If Apple made a car, what proprietary bullshit do you think their cult members would just lap up from start to finish?
I could see them introduce a proprietary gas nozzle, perhaps called an iJuice™, or iNozzle™. Apple would of course own the filling station and thus pump nozzle that would change shape every couple of years causing you to "upgrade". Imagine the possibilities of having to buy Apple iRubber™ tires that are a special-snowflake type composite rubber that drastically degrades compared to other tires but gives you 25% greater Apple Satisfaction™.
Proprietary street networks with all the embedded chips, sensors and markers to make self-driving cars safe and efficient with today's technology.
They'd be called iWays
>2017 >still taking the 85 to work >not having a driveway connected directly to an iWay
>my date took a public road to the restaurant >I was so embarrassed I literally died
Connor Perry
>iWay™ >the blue bubbles of roads
Perfect. Just another way for niggerwiggers to feel superior.
Landon Brooks
current year+1 will be an interesting year
William Johnson
>new iCar >removed brakes >feature
Grayson Carter
Too real.
David Powell
and it uses android
Logan Rogers
>touch id on door >someone scratches the handle >no big deal, replace handle, use keys >an update comes out >error 53 >no one can open the car anymore >if you were in the car you are stuck
Jonathan Adams
> car comes with less and less wheels > people going " don't need more than one wheel, it's more aerodynamic that way"
Jordan Anderson
>error 53 Give it back, Jamal.
Lincoln Myers
- The engine is one big module put together with strong adhesives and encapsulated in epoxy. - It looks sleek and beautiful, just werks. - No way to disassemble without destroying it. If anything goes wrong, you buy a new car. - It gets progressively slower and starts overheating with every update for some reason. - There are specialized "de-encapsulating shops" that will make your engine work like a normal one for a fee using special tools. Fanboys say you're defeatiing the purpose by doing that.
Noah Green
Fucking lol
Brody Murphy
>apple introduce car >still updates it more frequently than macs
Samuel Rivera
>I could see them introduce a proprietary gas nozzle, perhaps called an iJuice™, or iNozzle™. Apple would of course own the filling station and thus pump nozzle that would change shape every couple of years causing you to "upgrade". Imagine the possibilities of having to buy Apple iRubber™ tires that are a special-snowflake type composite rubber that drastically degrades compared to other tires but gives you 25% greater Apple Satisfaction™. And all these "features" would be incorporated into knock-offs by Microsoft, Samsung and Google (the WinCar Professional, the Galaxy not-Note Carriage, and the Droid Mobile respectively) very poorly but looking identical to Apple's offering.
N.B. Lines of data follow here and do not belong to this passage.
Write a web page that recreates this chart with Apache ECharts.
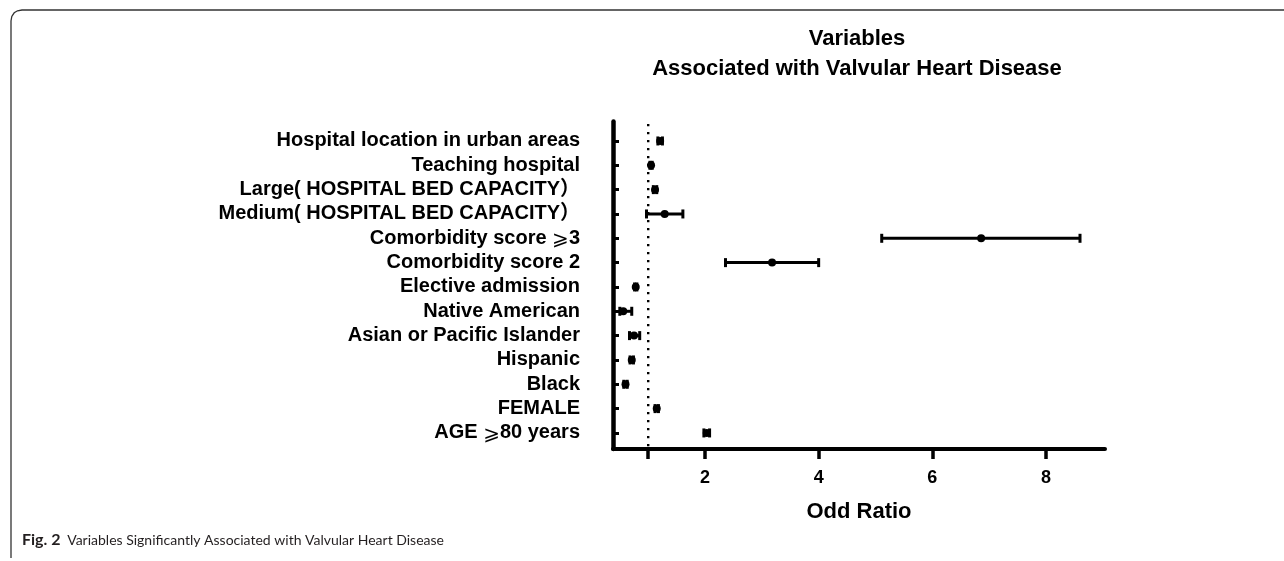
<!DOCTYPE html>
<html>
<head>
<meta charset="utf-8">
<script src="https://cdn.jsdelivr.net/npm/echarts@6/dist/echarts.min.js"></script>
<style>
html,body{margin:0;padding:0;background:#fff;}
#chart{width:1284px;height:561px;}
</style>
</head>
<body>
<div id="chart"></div>
<script>
// ---- data (top to bottom) ----
var categories = [
  'Hospital location in urban areas',
  'Teaching hospital',
  'Large( HOSPITAL BED CAPACITY）',
  'Medium( HOSPITAL BED CAPACITY）',
  'Comorbidity score ⩾3',
  'Comorbidity score 2',
  'Elective admission',
  'Native American',
  'Asian or Pacific Islander',
  'Hispanic',
  'Black',
  'FEMALE',
  'AGE ⩾80 years'
];
var oddsRatio = [1.21, 1.05, 1.12, 1.29, 6.86, 3.18, 0.78, 0.56, 0.75, 0.71, 0.60, 1.15, 2.03];
var ciLow     = [1.17, 1.03, 1.09, 0.97, 5.11, 2.36, 0.76, 0.50, 0.67, 0.68, 0.57, 1.12, 1.98];
var ciHigh    = [1.25, 1.07, 1.15, 1.61, 8.60, 4.00, 0.80, 0.71, 0.85, 0.74, 0.63, 1.18, 2.08];
var xTickValues  = [1, 2, 4, 6, 8];
var xLabelValues = [2, 4, 6, 8];
var refOR = 1;

var titleLines = ['Variables', 'Associated with Valvular Heart Disease'];
var xAxisName = 'Odd Ratio';
var captionBold = 'Fig. 2';
var captionText = 'Variables Significantly Associated with Valvular Heart Disease';

var rowIdx = categories.map(function (c, i) { return i; });
var yMin = -0.8, yMax = 12.66;

var ciData = rowIdx.map(function (i) { return [i, ciLow[i], oddsRatio[i], ciHigh[i]]; });

function renderItem(params, api) {
  var yi = api.value(0);
  var lo = api.coord([api.value(1), yi]);
  var mid = api.coord([api.value(2), yi]);
  var hi = api.coord([api.value(3), yi]);
  var st = { stroke: '#000', lineWidth: 3 };
  var capH = 4.5;
  return {
    type: 'group',
    children: [
      { type: 'line', shape: { x1: lo[0], y1: lo[1], x2: hi[0], y2: hi[1] }, style: st },
      { type: 'line', shape: { x1: lo[0], y1: lo[1] - capH, x2: lo[0], y2: lo[1] + capH }, style: st },
      { type: 'line', shape: { x1: hi[0], y1: hi[1] - capH, x2: hi[0], y2: hi[1] + capH }, style: st },
      { type: 'circle', shape: { cx: mid[0], cy: mid[1], r: 4 }, style: { fill: '#000' } }
    ]
  };
}

var FONT = '"Liberation Sans", Arial, "Noto Sans CJK SC", sans-serif';

function labelText(v) {
  var s = categories[Math.round(v)] || '';
  return s.replace('⩾', '{s|⩾}');
}

var chart = echarts.init(document.getElementById('chart'), null, { renderer: 'canvas' });
chart.setOption({
  backgroundColor: '#fff',
  animation: false,
  grid: { left: 613, top: 121.5, width: 492, height: 327.5 },
  xAxis: {
    type: 'value',
    min: 0.38,
    max: 9.04,
    name: xAxisName,
    nameLocation: 'middle',
    nameGap: 52,
    nameTextStyle: { fontFamily: FONT, fontWeight: 'bold', fontSize: 22, color: '#000' },
    axisLine: { onZero: false, lineStyle: { color: '#000', width: 4 } },
    axisTick: { show: true, customValues: xTickValues, length: 10, lineStyle: { color: '#000', width: 3.5 } },
    axisLabel: { customValues: xLabelValues, margin: 20, fontFamily: FONT, fontWeight: 'bold', fontSize: 18, color: '#000' },
    splitLine: { show: false }
  },
  yAxis: {
    type: 'value',
    inverse: true,
    min: yMin,
    max: yMax,
    axisLine: { onZero: false, lineStyle: { color: '#000', width: 4.5 } },
    axisTick: { show: true, inside: true, customValues: rowIdx, length: 6, lineStyle: { color: '#000', width: 3 } },
    axisLabel: {
      customValues: rowIdx,
      margin: 33,
      fontFamily: FONT,
      fontWeight: 'bold',
      fontSize: 20,
      color: '#000',
      formatter: labelText,
      rich: {
        s: { fontFamily: '"Noto Sans CJK SC", "DejaVu Sans", sans-serif', fontWeight: 'normal', fontSize: 20, color: '#000', padding: [0, 0, 2, 0] }
      }
    },
    splitLine: { show: false }
  },
  series: [
    {
      type: 'line',
      data: [[refOR, yMin + 0.1], [refOR, yMax]],
      symbol: 'none',
      silent: true,
      lineStyle: { color: '#000', width: 2.4, type: [2.4, 5.6] },
      z: 1
    },
    {
      type: 'custom',
      renderItem: renderItem,
      data: ciData,
      encode: { x: [1, 2, 3], y: 0 },
      z: 3
    }
  ],
  graphic: [
    {
      type: 'polyline',
      shape: { points: [[11, 558], [11, 21], [11.8, 16.5], [14.2, 12.8], [17.5, 10.8], [22, 10], [1284, 10]] },
      style: { stroke: '#333', lineWidth: 1.3, fill: null }
    },
    {
      type: 'text', x: 857, y: 24,
      style: { text: titleLines.join('\n'), textAlign: 'center', fontFamily: FONT, fontWeight: 'bold', fontSize: 22, lineHeight: 30, fill: '#000' }
    },
    {
      type: 'text', x: 22, y: 532,
      style: {
        text: '{b|' + captionBold + '}  {n|' + captionText + '}',
        rich: {
          b: { fontFamily: 'Lato, "Open Sans", sans-serif', fontWeight: 'bold', fontSize: 16, fill: '#231f20' },
          n: { fontFamily: 'Lato, "Open Sans", sans-serif', fontSize: 14, fill: '#231f20' }
        }
      }
    }
  ]
});
</script>
</body>
</html>
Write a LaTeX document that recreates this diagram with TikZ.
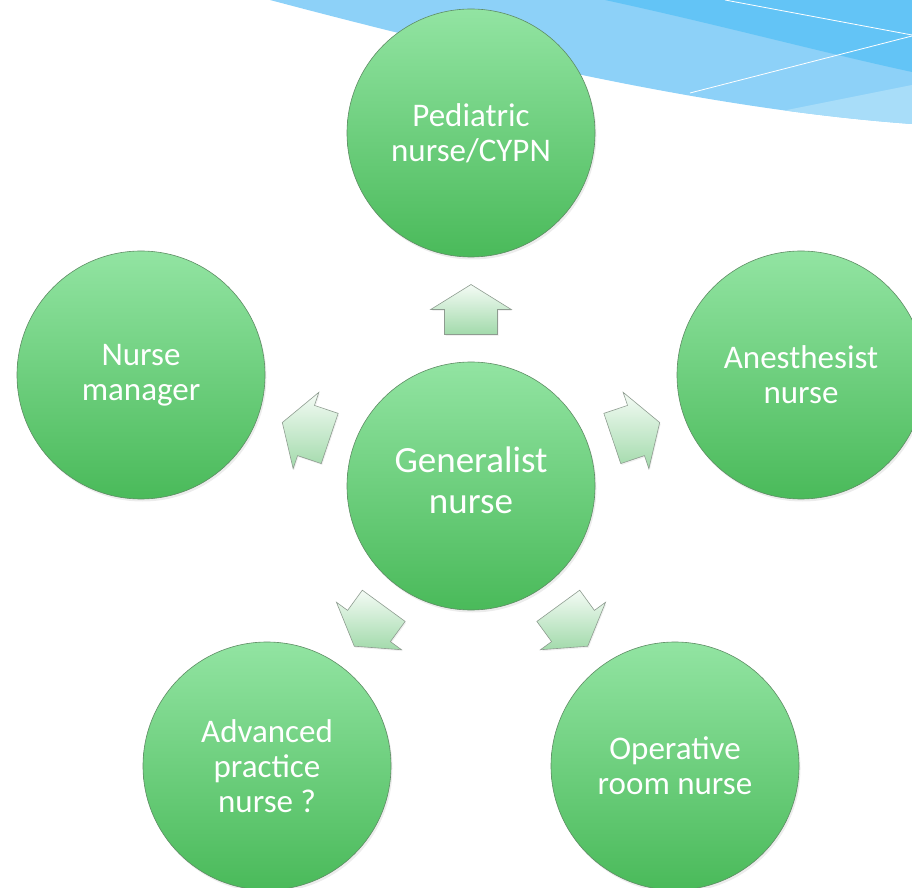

Anons would selectively decry Apple's sales methods while blindly accepting an almost identical buggering from the Big Three.
Logan Rogers
It doesn't use Android,, it's straight Linux with X
The worst is that it could be doable with regenerative break.
Brayden Hughes
Where? Because the center stack is running Ubuntu and everything important is custom.
Luke Martin
> Apple makes a car > You have to buy a new one when it runs out of iFuel
Joshua Ortiz
> Designed by women > Superfluous shit like umbrella holder > The whole front of the car is moulded in one piece which can be removed only by a Volvo mechanic. > Sweden Okay it makes sense
Aaron Russell
>news.bbc.co.uk/2/hi/business/3528757.stm >for the first time at the Geneva Motor Show, was designed by a team of women keen to change the way most cars are designed with male drivers in mind
Really? omg this shit really pisses me off. It's not as if men set out to design cars ONLY for men. FFS. And what the fuck does that even mean? Last I checked, cars didn't require a penis to fire up the motor. Why is it always only about them?
> The car's bonnet is another fun feature. >The whole front of the car is moulded in one piece which can be removed only by a Volvo mechanic. >"Honestly, the only time I open the bonnet on my car is when I want to fill up washer fluid," said Tatiana Butovitsch Temm.
Speechless.
>Volvo will never actually take this car into production, of course.
THANK FUCK.
Isaiah Williams
always is
Elijah Evans
the old 240 was a dream for people who fixed cars themselves. Its was also a big /o/ meme because its slow, use to be cheap and you could turn it into a decent sportcar.